• **Do this**
Print nothing but the lines from the start of the listing below through the line that contains "2.364, 2.386, 2.400]". Do not include the pictures.

☆ ☆ ☆ ☆

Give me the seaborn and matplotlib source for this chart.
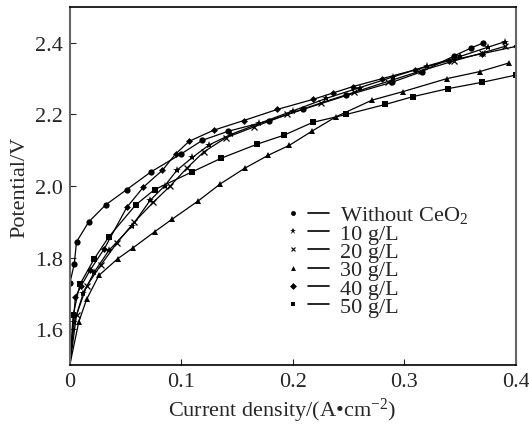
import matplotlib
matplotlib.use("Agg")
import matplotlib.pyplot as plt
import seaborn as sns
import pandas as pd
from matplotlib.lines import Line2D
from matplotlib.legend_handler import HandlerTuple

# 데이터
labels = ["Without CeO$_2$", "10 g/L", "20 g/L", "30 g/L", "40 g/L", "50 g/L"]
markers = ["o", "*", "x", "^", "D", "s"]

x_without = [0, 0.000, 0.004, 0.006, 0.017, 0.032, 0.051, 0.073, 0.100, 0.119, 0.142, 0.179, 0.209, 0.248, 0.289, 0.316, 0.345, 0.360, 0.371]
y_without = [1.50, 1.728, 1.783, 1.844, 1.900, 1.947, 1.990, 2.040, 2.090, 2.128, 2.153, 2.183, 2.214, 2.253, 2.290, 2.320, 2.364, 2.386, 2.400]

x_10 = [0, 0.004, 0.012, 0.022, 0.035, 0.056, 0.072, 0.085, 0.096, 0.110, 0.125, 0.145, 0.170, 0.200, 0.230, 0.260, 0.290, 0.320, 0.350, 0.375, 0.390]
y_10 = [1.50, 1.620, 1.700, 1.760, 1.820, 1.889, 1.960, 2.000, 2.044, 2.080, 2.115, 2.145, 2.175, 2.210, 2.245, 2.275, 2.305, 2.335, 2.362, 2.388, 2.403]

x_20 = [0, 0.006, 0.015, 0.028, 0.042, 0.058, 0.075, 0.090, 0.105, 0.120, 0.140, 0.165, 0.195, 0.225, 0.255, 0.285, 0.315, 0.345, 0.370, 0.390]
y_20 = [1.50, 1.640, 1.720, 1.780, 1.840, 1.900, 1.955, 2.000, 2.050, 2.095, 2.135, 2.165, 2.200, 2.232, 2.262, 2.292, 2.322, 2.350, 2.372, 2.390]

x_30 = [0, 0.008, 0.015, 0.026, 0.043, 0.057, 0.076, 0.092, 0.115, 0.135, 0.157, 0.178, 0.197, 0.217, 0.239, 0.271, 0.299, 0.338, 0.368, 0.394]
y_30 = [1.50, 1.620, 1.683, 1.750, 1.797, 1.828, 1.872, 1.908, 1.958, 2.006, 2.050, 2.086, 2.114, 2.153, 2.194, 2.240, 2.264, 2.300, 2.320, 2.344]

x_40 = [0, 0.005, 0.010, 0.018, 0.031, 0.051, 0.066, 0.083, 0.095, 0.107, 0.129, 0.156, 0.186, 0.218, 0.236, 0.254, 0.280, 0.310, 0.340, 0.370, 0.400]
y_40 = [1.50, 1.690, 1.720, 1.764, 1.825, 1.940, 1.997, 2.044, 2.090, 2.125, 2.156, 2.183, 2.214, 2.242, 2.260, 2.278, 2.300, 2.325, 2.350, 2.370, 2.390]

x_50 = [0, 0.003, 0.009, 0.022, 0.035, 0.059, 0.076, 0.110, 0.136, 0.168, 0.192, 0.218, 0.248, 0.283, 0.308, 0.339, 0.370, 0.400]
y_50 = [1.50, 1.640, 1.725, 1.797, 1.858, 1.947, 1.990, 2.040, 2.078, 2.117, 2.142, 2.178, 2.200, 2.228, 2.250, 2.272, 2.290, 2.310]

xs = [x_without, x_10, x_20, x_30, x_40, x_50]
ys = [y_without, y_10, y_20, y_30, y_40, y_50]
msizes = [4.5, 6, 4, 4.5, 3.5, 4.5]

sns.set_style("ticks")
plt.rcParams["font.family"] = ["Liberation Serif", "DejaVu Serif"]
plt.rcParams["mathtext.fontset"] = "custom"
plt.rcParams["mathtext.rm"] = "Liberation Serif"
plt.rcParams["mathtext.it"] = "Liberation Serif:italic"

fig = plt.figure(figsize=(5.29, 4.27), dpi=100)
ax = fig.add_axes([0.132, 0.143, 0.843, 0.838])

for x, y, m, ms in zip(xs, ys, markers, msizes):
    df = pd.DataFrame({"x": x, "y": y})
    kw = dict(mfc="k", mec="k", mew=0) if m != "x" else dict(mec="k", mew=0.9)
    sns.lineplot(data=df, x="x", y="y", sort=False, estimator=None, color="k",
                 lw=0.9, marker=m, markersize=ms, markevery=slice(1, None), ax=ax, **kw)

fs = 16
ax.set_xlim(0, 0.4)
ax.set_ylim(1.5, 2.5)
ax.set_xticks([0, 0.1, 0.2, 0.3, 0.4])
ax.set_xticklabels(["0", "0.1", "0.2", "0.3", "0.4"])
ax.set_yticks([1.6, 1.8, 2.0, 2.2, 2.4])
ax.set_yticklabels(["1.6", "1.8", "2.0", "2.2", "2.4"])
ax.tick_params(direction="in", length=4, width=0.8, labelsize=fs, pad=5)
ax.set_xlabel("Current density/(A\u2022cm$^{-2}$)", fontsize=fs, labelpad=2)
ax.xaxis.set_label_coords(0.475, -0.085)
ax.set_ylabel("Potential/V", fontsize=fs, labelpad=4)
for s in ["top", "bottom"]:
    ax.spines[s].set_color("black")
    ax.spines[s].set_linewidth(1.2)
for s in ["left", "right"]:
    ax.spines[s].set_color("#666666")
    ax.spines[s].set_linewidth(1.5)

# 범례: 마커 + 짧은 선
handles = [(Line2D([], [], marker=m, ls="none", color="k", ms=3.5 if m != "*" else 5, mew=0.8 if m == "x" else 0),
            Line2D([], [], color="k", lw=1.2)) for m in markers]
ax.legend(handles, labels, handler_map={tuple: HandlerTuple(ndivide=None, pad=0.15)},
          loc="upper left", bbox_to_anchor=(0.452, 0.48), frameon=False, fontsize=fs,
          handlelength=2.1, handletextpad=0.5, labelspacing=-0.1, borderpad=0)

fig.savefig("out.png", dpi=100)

☆ ☆ ☆ ☆

• **Written response**
Give me the seaborn and matplotlib source for this chart.
import matplotlib
matplotlib.use("Agg")
import matplotlib.pyplot as plt
import seaborn as sns
import pandas as pd
from matplotlib.lines import Line2D
from matplotlib.legend_handler import HandlerTuple

# 데이터
labels = ["Without CeO$_2$", "10 g/L", "20 g/L", "30 g/L", "40 g/L", "50 g/L"]
markers = ["o", "*", "x", "^", "D", "s"]

x_without = [0, 0.000, 0.004, 0.006, 0.017, 0.032, 0.051, 0.073, 0.100, 0.119, 0.142, 0.179, 0.209, 0.248, 0.289, 0.316, 0.345, 0.360, 0.371]
y_without = [1.50, 1.728, 1.783, 1.844, 1.900, 1.947, 1.990, 2.040, 2.090, 2.128, 2.153, 2.183, 2.214, 2.253, 2.290, 2.320, 2.364, 2.386, 2.400]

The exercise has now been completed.